So, as I’ve said, I had Christina’s Henríquez’s collection of short stories, Come Together, Fall Apart laying around waiting for me to read it. I bought it at a used book shop, and yeah, when it comes to purchasing books – let’s just say I have a problem. I picked it up and read the first story. Henríquez’s writing was so lucid and compelling I felt I was walking around in the character’s life. Now that is what I’m looking for in a book. Now that I have a family, and I can’t read three novels a week, I need a book to be worth it. This is the other part of the reason I have lots of unread books laying around (besides, you know, the problem).
I was soooo stoked when I saw The Book of Unknown Americans suggested on Amazon that I bought it right away and put the other book down.
The Book of Unknown Americans is a novel composed of distinct chapters featuring different characters, all Latinos living in the U.S. The book story centers una familia michoacana: Maribel, a young girl who has been in an accident that caused traumatic brain injury, and her parents, Alma and Arturo. They come to the United States from Mexico for special education to improve her condition. Her neighbor, Mayor, falls in love with her. Most of the chapters tell the story from Alma and Mayor’s perspective.
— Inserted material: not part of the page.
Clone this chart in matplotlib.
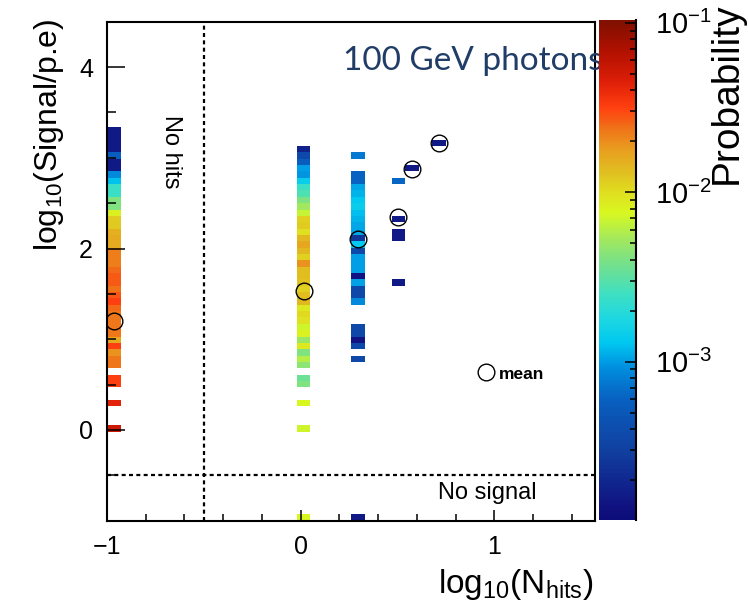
import numpy as np
import matplotlib
matplotlib.use('Agg')
import matplotlib.pyplot as plt
from matplotlib.colors import LinearSegmentedColormap, LogNorm
from matplotlib.ticker import MultipleLocator, LogLocator, FixedLocator
from matplotlib.lines import Line2D

plt.rcParams['font.family'] = ['Liberation Sans', 'DejaVu Sans']
plt.rcParams['mathtext.fontset'] = 'custom'
plt.rcParams['mathtext.rm'] = 'Liberation Sans'
plt.rcParams['mathtext.it'] = 'Liberation Sans:italic'
plt.rcParams['mathtext.bf'] = 'Liberation Sans:bold'

nan = np.nan

# log10(N_hits) of each filled column, -1 means "no hits"
log_nhits = [-1.0, 0.0, np.log10(2), np.log10(3), np.log10(4), np.log10(5)]

# first signal bin of each column (bins of 0.07 starting at -1)
first_bin = [14, 14, 25, 37, 55, 59]

# log10(probability) per signal bin, going up from first_bin
col_nohits = [-1.28, nan, nan, nan, -1.37, nan, nan, -1.5, -1.5, nan,
              -1.63, -1.63, -1.72, -1.5, -1.8, -1.63, -1.63, -1.63, -1.63, -1.6,
              -1.5, -1.55, -1.62, -1.57, -1.57, -1.6, -1.66, -1.66, -1.66, -1.8,
              -1.8, -1.82, -1.92, -1.94, -2.08, -2.38, -2.38, -2.62, -2.62, -2.9,
              -3.05, -3.8, -3.8, -3.25, -3.8, -3.8, -3.8, -3.8]
col_1hit = [-2.15, nan, nan, nan, -2.12, nan, nan, -2.38, -2.45, nan,
            -2.35, -2.22, -2.38, -2.05, -2.3, -2.1, -2.15, -2.02, -1.98, -2.05,
            -1.85, -1.88, -1.95, -1.9, -1.88, -1.88, -1.72, -1.95, -1.85, -1.78,
            -1.85, -2.0, -1.93, -1.95, -2.18, -2.28, -2.4, -2.55, -2.62, -2.85,
            -3.02, -3.0, -3.25, -3.45, -3.75]
col_2hits = [-3.45, nan, -3.45, -3.85, -3.45, -3.45, nan, nan, nan, -3.05,
             -3.45, -3.45, -2.98, -3.85, -3.0, -3.0, -3.0, -3.45, -2.88, -3.6,
             -2.97, -2.97, -2.94, -2.92, -2.85, -2.88, -2.94, -2.97, -3.22, -3.22,
             nan, nan, -3.12]
col_3hits = [-3.8, nan, nan, nan, nan, nan, nan, -3.8, -3.8, nan,
             -3.8, nan, nan, nan, nan, nan, -3.2]
col_4hits = [-3.8]
col_5hits = [-3.8]
columns = [col_nohits, col_1hit, col_2hits, col_3hits, col_4hits, col_5hits]

# "no signal" row (signal set to -1)
no_signal = [nan, -2.12, -3.8, nan, nan, nan]

# mean log10(signal) per column
mean_signal = [1.2, 1.53, 2.10, 2.35, 2.88, 3.16]

bin_w = 0.07
x_edges = -1 + bin_w * np.arange(37)
y_edges = -1 + bin_w * np.arange(81)

Z = np.full((80, 36), nan)
mean_x = []
for lx, k0, vals, ns in zip(log_nhits, first_bin, columns, no_signal):
    ix = int(np.floor((lx + 1) / bin_w + 1e-6))
    Z[k0:k0 + len(vals), ix] = vals
    Z[0, ix] = ns
    mean_x.append(x_edges[ix] + bin_w / 2)
P = np.ma.masked_invalid(10.0 ** Z)

# rainbow palette like the ROOT one
cmap = LinearSegmentedColormap.from_list('rootrainbow', [
    (0.0, '#0c0c7a'), (0.02, '#10107f'), (0.14, '#1040a0'), (0.24, '#0860c0'),
    (0.306, '#0090e0'), (0.354, '#00c8f0'), (0.406, '#20d8e0'), (0.454, '#40e0c0'),
    (0.506, '#70e090'), (0.56, '#a0e860'), (0.614, '#d8f820'), (0.654, '#e0e020'),
    (0.694, '#e0c020'), (0.74, '#e8a020'), (0.786, '#f07018'), (0.826, '#ff4010'),
    (0.874, '#e02008'), (0.94, '#b01000'), (1.0, '#801000')])

W, H = 748, 613
fig = plt.figure(figsize=(W / 100, H / 100), dpi=100)
ax = fig.add_axes([107 / W, 1 - 520.7 / H, 488 / W, 499 / H])
cax = fig.add_axes([599 / W, 1 - 520 / H, 37 / W, 500 / H])

mesh = ax.pcolormesh(x_edges, y_edges, P, cmap=cmap,
                     norm=LogNorm(vmin=1.16e-4, vmax=0.104), shading='flat')

ax.plot(mean_x, mean_signal, 'o', ms=12, mfc='none', mec='black', mew=1.0, zorder=5)

dots = (0, (1.8, 1.5))
ax.axvline(-0.5, color='black', lw=1.6, ls=dots)
ax.axhline(-0.5, color='black', lw=1.6, ls=dots)

ax.set_xlim(-1, 1.52)
ax.set_ylim(-1, 4.5)
ax.xaxis.set_major_locator(FixedLocator([-1, 0, 1]))
ax.xaxis.set_minor_locator(MultipleLocator(0.2))
ax.yaxis.set_major_locator(MultipleLocator(2))
ax.yaxis.set_minor_locator(MultipleLocator(0.5))
ax.tick_params(which='both', direction='in', top=False, right=False,
               labelsize=18, width=1.1)
ax.tick_params(axis='x', which='major', length=8, pad=10)
ax.tick_params(axis='x', which='minor', length=5)
ax.tick_params(axis='y', which='major', length=13, pad=10)
ax.tick_params(axis='y', which='minor', length=6.5)
for s in ax.spines.values():
    s.set_linewidth(1.5)

ax.set_xlabel(r'log$_{10}$(N$_{\mathrm{hits}}$)', fontsize=24, loc='right')
ax.xaxis.set_label_coords(0.998, -0.093)
ax.set_ylabel(r'log$_{10}$(Signal/p.e)', fontsize=23, loc='top')
ax.yaxis.set_label_coords(-0.084, 1.007)

ax.text(-0.668, 3.07, 'No hits', rotation=270, ha='center', va='center', fontsize=17)
ax.text(0.964, -0.69, 'No signal', ha='center', va='center', fontsize=17)
ax.text(0.4836, 0.903, '100 GeV photons', transform=ax.transAxes, ha='left',
        va='baseline', fontsize=24, family='Lato', color='#203d67', clip_on=False)

h = Line2D([], [], ls='none', marker='o', ms=12, mfc='none', mec='black', mew=1.0)
ax.legend([h], ['mean'], loc='center left', bbox_to_anchor=(0.7588, 0.294),
          frameon=False, handlelength=1.0, handletextpad=0.25, borderpad=0,
          borderaxespad=0, prop={'weight': 'bold', 'size': 12.5})

cb = fig.colorbar(mesh, cax=cax)
cb.outline.set_visible(False)
cax.yaxis.set_major_locator(LogLocator(base=10))
cax.yaxis.set_minor_locator(LogLocator(base=10, subs=np.arange(2, 10)))
cax.tick_params(which='both', direction='in', right=True, left=False,
                labelsize=21, width=1.1, pad=14)
cax.tick_params(which='major', length=8)
cax.tick_params(which='minor', length=4.5)
cax.plot([1, 1], [0, 1], transform=cax.transAxes, color='black', lw=1.5, clip_on=False)
fig.text(727 / W, 1 - 2 / H, 'Probability', rotation=90, ha='center', va='top', fontsize=28)

fig.savefig('out.png', dpi=100)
Interspersed at even intervals between Alma and Mayor’s perspective, however, marginal characters pop up, delving into their story of coming to the U.S. and how they ended up where they are. The characters are diverse, hailing from Panama, Nicaragua, Guatemala, Mexico, Venezuela, Paraguay, and Puerto Rico.
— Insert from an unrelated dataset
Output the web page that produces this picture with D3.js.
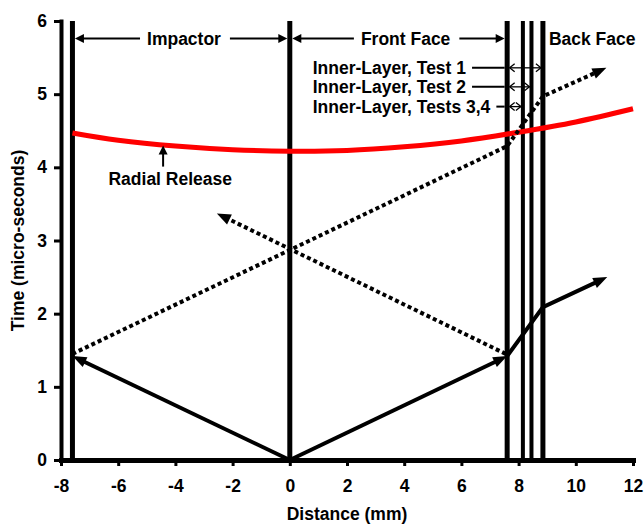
<!DOCTYPE html>
<html lang="en">

<head>
  <meta charset="UTF-8">
  <title>Impact wave diagram - Distance vs Time</title>
  <script src="https://d3js.org/d3.v7.min.js"></script>
  <style>
    body { margin: 0; background: #fff; }
    text { font-family: "Liberation Sans", Arial, sans-serif; font-weight: bold; font-size: 17.5px; fill: #000; }
  </style>
</head>

<body>
  <div id="chart"></div>

  <script>
    // tick values
    const xTicks = [-8, -6, -4, -2, 0, 2, 4, 6, 8, 10, 12];
    const yTicks = [0, 1, 2, 3, 4, 5, 6];

    // interfaces (mm): impactor back, impact plane, target layers
    const interfaceX = [-7.6, 0, 7.6, 8.15, 8.45, 8.85];

    // radial release front
    const releaseX = [-7.6, -6, -4, -2, 0, 2, 4, 6, 8, 10, 12];
    const releaseT = [4.47, 4.37, 4.29, 4.24, 4.22, 4.23, 4.28, 4.36, 4.48, 4.62, 4.80];

    // shock waves (solid)
    const shockImpactor = [[0, 0], [-7.6, 1.42]];
    const shockTarget = [[0, 0], [7.6, 1.42]];
    const shockTransmit = [[7.6, 1.42], [8.85, 2.09], [11.1, 2.5]];

    // rarefaction waves (dotted)
    const rarefactionImpactor = [[-7.6, 1.45], [0, 2.87], [7.6, 4.29], [8.85, 4.97], [11.07, 5.36]];
    const rarefactionTarget = [[7.55, 1.45], [-2.55, 3.37]];

    // span annotations
    const spanLabels = ["Impactor", "Front Face"];
    const spanFrom = [-7.6, 0];
    const spanTo = [0, 7.6];
    const spanTextX = [-3.7, 4.05];
    const spanT = 5.76;
    const backFaceLabel = "Back Face";

    const layerLabels = ["Inner-Layer, Test 1", "Inner-Layer, Test 2", "Inner-Layer, Tests 3,4"];
    const layerTo = [8.85, 8.45, 8.15];
    const layerT = [5.36, 5.1, 4.83];
    const layerTextX = 0.8;

    const releaseLabel = "Radial Release";
    const releaseLabelX = -4.18, releaseLabelT = 3.84;
    const releaseArrowX = -4.43, releaseArrowT = [4.01, 4.3];

    const margin = { top: 21, right: 11, bottom: 67, left: 61 },
      width = 644 - margin.left - margin.right,
      height = 527 - margin.top - margin.bottom;

    const svg = d3.select("#chart")
      .append("svg")
      .attr("width", width + margin.left + margin.right)
      .attr("height", height + margin.top + margin.bottom)
      .append("g")
      .attr("transform", `translate(${margin.left},${margin.top})`);

    const x = d3.scaleLinear().domain([-8, 12]).range([0, width]);
    const y = d3.scaleLinear().domain([0, 6]).range([height, 0]);

    // axes (plain hyphen minus, no decimals)
    const fmt = d => String(d);

    const xAxis = svg.append("g")
      .attr("transform", `translate(0,${height})`)
      .call(d3.axisBottom(x).tickValues(xTicks).tickFormat(fmt).tickSize(6).tickSizeOuter(0).tickPadding(14));
    xAxis.select(".domain").attr("stroke-width", 5).attr("stroke-linecap", "square");
    xAxis.selectAll(".tick line").attr("stroke-width", 3);

    const yAxis = svg.append("g")
      .call(d3.axisLeft(y).tickValues(yTicks).tickFormat(fmt).tickSize(7).tickSizeOuter(0).tickPadding(7));
    yAxis.select(".domain").attr("stroke-width", 4).attr("stroke-linecap", "square");
    yAxis.selectAll(".tick line").attr("stroke-width", 3);

    // axis titles
    svg.append("text")
      .attr("text-anchor", "middle")
      .attr("x", width / 2)
      .attr("y", height + 60)
      .text("Distance (mm)");

    svg.append("text")
      .attr("text-anchor", "middle")
      .attr("transform", `translate(${24 - margin.left},${height / 2}) rotate(-90)`)
      .text("Time (micro-seconds)");

    // interface lines
    svg.selectAll("line.iface")
      .data(interfaceX)
      .enter()
      .append("line")
      .attr("class", "iface")
      .attr("x1", d => x(d)).attr("x2", d => x(d))
      .attr("y1", y(0)).attr("y2", y(6))
      .attr("stroke", "#000")
      .attr("stroke-width", (d, i) => (i === 3 || i === 4) ? 4 : 5);

    // radial release curve
    svg.append("path")
      .datum(releaseX.map((d, i) => [d, releaseT[i]]))
      .attr("fill", "none")
      .attr("stroke", "#ff0000")
      .attr("stroke-width", 5)
      .attr("d", d3.line().x(d => x(d[0])).y(d => y(d[1])).curve(d3.curveNatural));

    // arrow head helper (pixel coords)
    function arrowHead(from, tip, len, wid, open) {
      const dx = tip[0] - from[0], dy = tip[1] - from[1], L = Math.hypot(dx, dy);
      const ux = dx / L, uy = dy / L;
      const bx = tip[0] - ux * len, by = tip[1] - uy * len;
      const p1 = [bx - uy * wid / 2, by + ux * wid / 2];
      const p2 = [bx + uy * wid / 2, by - ux * wid / 2];
      if (open) {
        svg.append("polyline").attr("points", [p1, tip, p2].join(" "))
          .attr("fill", "none").attr("stroke", "#000").attr("stroke-width", 1.3);
      } else {
        svg.append("polygon").attr("points", [p1, tip, p2].join(" ")).attr("fill", "#000");
      }
    }

    // line with the last point pulled back into the head
    function arrowLine(px, strokeW, dash, headLen, headWid) {
      const n = px.length, tip = px[n - 1], prev = px[n - 2];
      const L = Math.hypot(tip[0] - prev[0], tip[1] - prev[1]);
      const back = headLen * 0.6;
      const end = [tip[0] - (tip[0] - prev[0]) / L * back, tip[1] - (tip[1] - prev[1]) / L * back];
      svg.append("path")
        .attr("d", d3.line()(px.slice(0, n - 1).concat([end])))
        .attr("fill", "none")
        .attr("stroke", "#000")
        .attr("stroke-width", strokeW)
        .attr("stroke-dasharray", dash);
      arrowHead(prev, tip, headLen, headWid);
    }

    const toPx = pts => pts.map(d => [x(d[0]), y(d[1])]);

    [shockImpactor, shockTarget, shockTransmit].forEach(w => arrowLine(toPx(w), 4, null, 14, 11));
    [rarefactionImpactor, rarefactionTarget].forEach(w => arrowLine(toPx(w), 4, "4,3", 14, 11));

    // Impactor / Front Face span arrows
    spanLabels.forEach((lab, i) => {
      const yy = y(spanT);
      const t = svg.append("text")
        .attr("x", x(spanTextX[i]))
        .attr("y", yy)
        .attr("dy", "0.35em")
        .attr("text-anchor", "middle")
        .text(lab);
      const half = t.node().getComputedTextLength() / 2;
      const left = x(spanFrom[i]) + 2.5, right = x(spanTo[i]) - 2.5;
      arrowLine([[x(spanTextX[i]) - half - 7, yy], [left, yy]], 2, null, 9, 9);
      arrowLine([[x(spanTextX[i]) + half + 9, yy], [right, yy]], 2, null, 9, 9);
    });

    svg.append("text")
      .attr("x", x(8.85) + 6)
      .attr("y", y(spanT))
      .attr("dy", "0.35em")
      .text(backFaceLabel);

    // inner-layer annotations
    layerLabels.forEach((lab, i) => {
      const yy = y(layerT[i]);
      const t = svg.append("text")
        .attr("x", x(layerTextX))
        .attr("y", yy)
        .attr("dy", "0.35em")
        .text(lab);
      const endX = x(layerTextX) + t.node().getComputedTextLength();
      svg.append("line")
        .attr("x1", endX + 6).attr("x2", x(7.6) - 2.5)
        .attr("y1", yy).attr("y2", yy)
        .attr("stroke", "#000").attr("stroke-width", 2);
      const a = x(7.6) + 2.5, b = x(layerTo[i]) - 2;
      svg.append("line")
        .attr("x1", a).attr("x2", b)
        .attr("y1", yy).attr("y2", yy)
        .attr("stroke", "#000").attr("stroke-width", 1.3);
      arrowHead([b, yy], [a, yy], 5, 8, true);
      arrowHead([a, yy], [b, yy], 5, 8, true);
    });

    // radial release label
    svg.append("text")
      .attr("x", x(releaseLabelX))
      .attr("y", y(releaseLabelT))
      .attr("dy", "0.35em")
      .attr("text-anchor", "middle")
      .text(releaseLabel);
    arrowLine([[x(releaseArrowX), y(releaseArrowT[0])], [x(releaseArrowX), y(releaseArrowT[1])]], 2, null, 9, 9);
  </script>
</body>

</html>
“Maybe it’s the instinct of every immigrant, born of necessity or of longing: Someplace else will be better than here. And the condition: if only I can get to that place.”
One of the best things about this book are these perspectives. They tell the story of immigrants from place that is not stereotyped, not of pity. Perhaps best of all, these are not stories of the poor and downtrodden but noble immigrant. These are regular people who had dreams and whose lives sometimes took different courses. Our collective American narrative regarding immigrants is thrown out the window.
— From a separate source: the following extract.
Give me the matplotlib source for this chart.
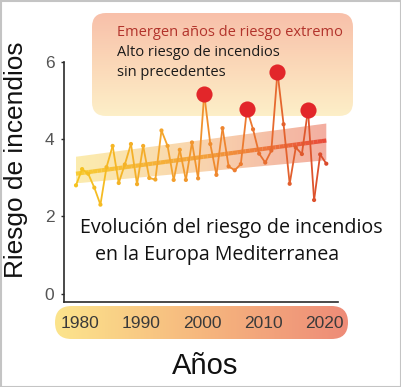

“‘Mi casa es tu casa,’ Celia joked as I looked around. ‘Isn’t that what the Americans say?'”
Henríquez explores relationships and emotions that are universal: mother-child, wife-husband, teenage love, guilt, grief, that feeling you get when you remember what your young self set out to do, but never achieved (is there a word for that?). This is where the book is triumphant. I like the format, I like that I feel there’s a sense of restraint (show-don’t-tell writing), I like the book’s possible positive impact on the image of Latinos in the U.S. But what I first saw in Henríquez’s writing was her ability to take a character’s feelings and implant them in you, so that you feel them. She doesn’t have to explain it, and sometimes I couldn’t put into words the feelings, either — I just knew.